なんと立派な男なのでしょう。彼の銅像が全米各地の大学に建てられたとしても不思議ではありません。今の若者に必要なのは、本だけを読むことでもなければ、何をするべきかについて教えを乞うことでもありません。人の信頼に応え、速やかに行動し、全エネルギーを一つのことに集中できるような強い意志を持つこと、そして実行に移すことなのです。ロウアンが密書を運んだように…。
ここで誤解をしないでほしいのです。上司の言うことをただ単純に信じて行動しなさいということではありません。ここでロウアンの話をしたのは、あまりにも自己の責任において行動する人が少ないように思えるからです。
ガルシア将軍もロウアン中尉も、すでにいません。しかし、ガルシア将軍のようにロウアン中尉を待っている人はどこにでもいます。多くの従業員を使って事業を起こしたことのある人なら、誰でも、一度は経験したことがあるはずですが、人間というものは、時に愚かなことをしでかしてしまうものであり、仕事に全神経を集中し、それをやり遂げることは、そう簡単なことではありません。

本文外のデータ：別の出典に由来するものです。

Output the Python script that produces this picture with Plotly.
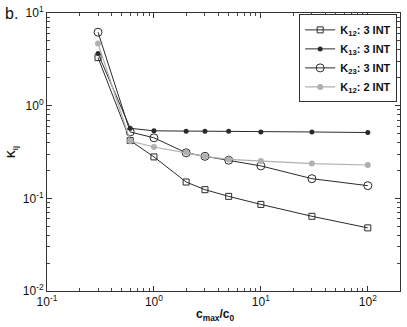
import plotly.graph_objects as go

# c_max / c_0 ratios
ratio = [0.3, 0.6, 1, 2, 3, 5, 10, 30, 100]

# K_ij values
k12_3int = [3.3, 0.42, 0.28, 0.150, 0.124, 0.105, 0.086, 0.064, 0.048]
k13_3int = [3.65, 0.57, 0.535, 0.53, 0.53, 0.53, 0.52, 0.52, 0.513]
k23_3int = [6.2, 0.52, 0.45, 0.31, 0.284, 0.258, 0.224, 0.163, 0.137]
k12_2int = [4.7, 0.415, 0.358, 0.312, 0.284, 0.263, 0.253, 0.237, 0.229]

names = ["<b>K<sub>12</sub>: 3 INT</b>", "<b>K<sub>13</sub>: 3 INT</b>",
         "<b>K<sub>23</sub>: 3 INT</b>", "<b>K<sub>12</sub>: 2 INT</b>"]

x_major = [0.1, 1, 10, 100]
x_major_text = ["10<sup>-1</sup>", "10<sup>0</sup>", "10<sup>1</sup>", "10<sup>2</sup>"]
y_major = [0.01, 0.1, 1, 10]
y_major_text = ["10<sup>-2</sup>", "10<sup>-1</sup>", "10<sup>0</sup>", "10<sup>1</sup>"]
x_minor = [m * 10.0 ** e for e in (-1, 0, 1) for m in range(2, 10)] + [200]
y_minor = [m * 10.0 ** e for e in (-2, -1, 0) for m in range(2, 10)]

DARK = "#2a2a2a"
GREY = "#b0b0b0"
FONT = "Liberation Sans, Arial"

fig = go.Figure()
fig.add_trace(go.Scatter(x=ratio, y=k12_3int, name=names[0], mode="lines+markers",
                         line=dict(color=DARK, width=1),
                         marker=dict(symbol="square-open", size=6, color=DARK, line=dict(width=1))))
fig.add_trace(go.Scatter(x=ratio, y=k13_3int, name=names[1], mode="lines+markers",
                         line=dict(color=DARK, width=1),
                         marker=dict(symbol="circle", size=5, color=DARK)))
fig.add_trace(go.Scatter(x=ratio, y=k23_3int, name=names[2], mode="lines+markers",
                         line=dict(color=DARK, width=1),
                         marker=dict(symbol="circle-open", size=8, color=DARK, line=dict(width=1))))
fig.add_trace(go.Scatter(x=ratio, y=k12_2int, name=names[3], mode="lines+markers",
                         line=dict(color=GREY, width=1.2),
                         marker=dict(symbol="circle", size=6, color=GREY)))

base = dict(type="log", showgrid=False, zeroline=False, showline=True, automargin=False,
            linecolor="#333", linewidth=1, mirror="ticks", ticks="inside", tickcolor="#333",
            ticklen=5, tickfont=dict(family=FONT, size=12, color="#111"))

fig.update_xaxes(**base, range=[-1, 2.301], tickvals=x_major, ticktext=x_major_text,
                 minor=dict(tickvals=x_minor, ticks="inside", ticklen=3,
                            tickcolor="#444", showgrid=False))
fig.update_yaxes(**base, range=[-2, 1], tickvals=y_major, ticktext=y_major_text,
                 minor=dict(tickvals=y_minor, ticks="inside", ticklen=3,
                            tickcolor="#444", showgrid=False),
                 title=dict(text="<b>K<sub>ij</sub></b>", standoff=4,
                            font=dict(family=FONT, size=11, color="#111")))

fig.add_annotation(text="<b>c<sub>max</sub>/c<sub>0</sub></b>", xref="paper", yref="paper",
                   x=0.476, y=-0.05, xanchor="center", yanchor="top", showarrow=False,
                   font=dict(family=FONT, size=12, color="#111"))

fig.add_annotation(text="b.", xref="paper", yref="paper", x=-0.125, y=1.035,
                   xanchor="left", yanchor="top", showarrow=False,
                   font=dict(family=FONT, size=16, color="#111"))

fig.update_layout(
    width=407, height=327,
    margin=dict(l=47, r=7, t=13, b=36),
    paper_bgcolor="white", plot_bgcolor="white",
    font=dict(family=FONT, color="#111"),
    legend=dict(x=0.992, y=0.995, xanchor="right", yanchor="top",
                bgcolor="white", bordercolor="#333", borderwidth=1,
                font=dict(size=11), tracegroupgap=0, itemwidth=30),
)

# drop the default 8 px body margin so the figure fills the window
fig.write_html("out.html", config={"displayModeBar": False},
               post_script="document.body.style.margin='0';")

仕事の手を抜いてしまったり、気もそぞろになっていたり、どうしても興味を持てずに、うわの空で仕事を進めたり…。経営者は、なんとか従業員のやる気を起こさせようと努力するのですが、これが、そううまくはいきません。最後には、神頼みしてみたいような気持ちになることも少なくありません。
自力で何とかしようとしない今の若者たち
あなたの職場で、次のようなことをしてみたらどうなるでしょうか。
あなたは、職場の自分の机に向かっていて、あなたの声が聞こえる範囲内に6人の部下がいるとしましょう。その中の1人を呼んで、「百科事典でイタリアの画家コレッジョについて簡単に調べてくれないか?」と依頼します。さて、部下は「はい」と答え、すぐ仕事にとりかかるでしょうか。
残念ながら、答えは「ノー」でしょう。たぶん、部下は次のような質問をすることでしょう。
・コレッジョとは何者ですか?
・どの百科事典で調べればいいのですか?
・百科事典といっても、どこにあるのですか?
・これも仕事のうちですか?
・他の人物じゃだめですか?
・他の人にやってもらえば、いいじゃないですか?
・歴史上の人物ですか?
・お急ぎですか?
・百科事典を持ってきますので、ご自分でお調べになってはいかがですか?
・そんなこと調べて、どうなさるのですか…?
これまでの経験からするとたいていの場合、次のようになります。
あなたは、こうした質問に答え、どう調べればよいか、また、どうしてコレッジョについて調べたいと思っているかを説明します。すると、部下は、だれか仲間を1人連れて調べに行きます。やがて戻ってきた部下は、コレッジョという人物は百科事典には出ていなかったと報告します。この予想は外れるかもしれません。しかし、何回かくり返して平均をとってみれば、きっと予想どおりになるはずです。
もし、あなたが部下の能力や、やる気のなさを承知していたら、コレッジョの頭文字はKではなくCだと説明したりはせずに、あなたはにっこり笑って「ありがとう。もういいよ」と言い、自分で調べに行くことでしょう。